The LEFT JOIN ca.bankofcanada.exchange-rates.daily FOR SYSTEM_TIME AS OF tr.event_time
part can be interpreted as us taking every transaction event from my.trading.transactions
, indexing the temporal table ca.bankofcanada.exchange-rates.daily
at this event’s event_time
and then joining the same event with the resulting (now ordinary two-dimensional) table.
SYSTEM_TIME AS OF
syntax is a relic of SQL:2011 standard and should not be confused with Kamu’s system_time
column. The actual join is performed in the event time space.

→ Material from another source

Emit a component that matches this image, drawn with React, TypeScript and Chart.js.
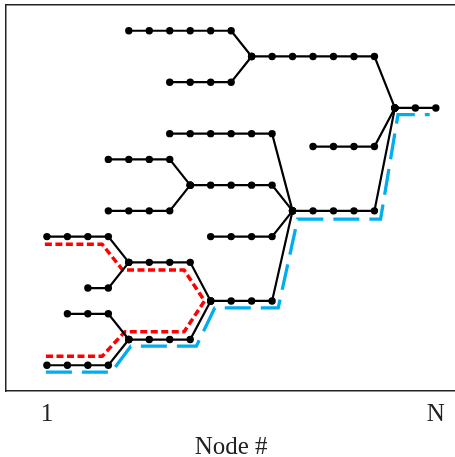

You can learn more about temporal event time joins in Flink documentation.With theory out of the way, it’s time to give this a try:
kamu add my.trading.transactions.cad.yaml
kamu pull my.trading.transactions.cad
The results should be:
kamu tail my.trading.transactions.cad
+-------------+------------+--------+----------+-----------+---------------------+
| system_time | event_time | symbol | quantity | price_usd | price_cad |
+-------------+------------+--------+----------+-----------+---------------------+
| ... | 2016-01-04 | SPY | 1 | 201.0200 | 279.85643605283600 |
| ... | 2016-02-01 | SPY | 1 | 193.6500 | 271.38399945165000 |
| ... | 2016-03-01 | SPY | 1 | 198.1100 | 267.84574042498800 |
| ... | 2016-04-01 | SPY | 1 | 206.9200 | 269.58244227661600 |
| ... | 2016-05-02 | SPY | 1 | 207.9700 | 260.35607413671100 |
+-------------+------------+--------+----------+-----------+---------------------+
The best thing about this is that you may never have to touch this SQL query again. Each time you run kamu pull
in the future the latest transaction data will be ingested along with latest exchange rates, producing new transactions with converted prices. This is the “write once - run forever” philosophy of kamu
that combines best propagation times with the accuracy of solving temporal problems without taking any shortcuts.
Once you master this example - make sure to check out the Stock Market Trading example that introduces another really important mechanism related to temporal joins - the watermark.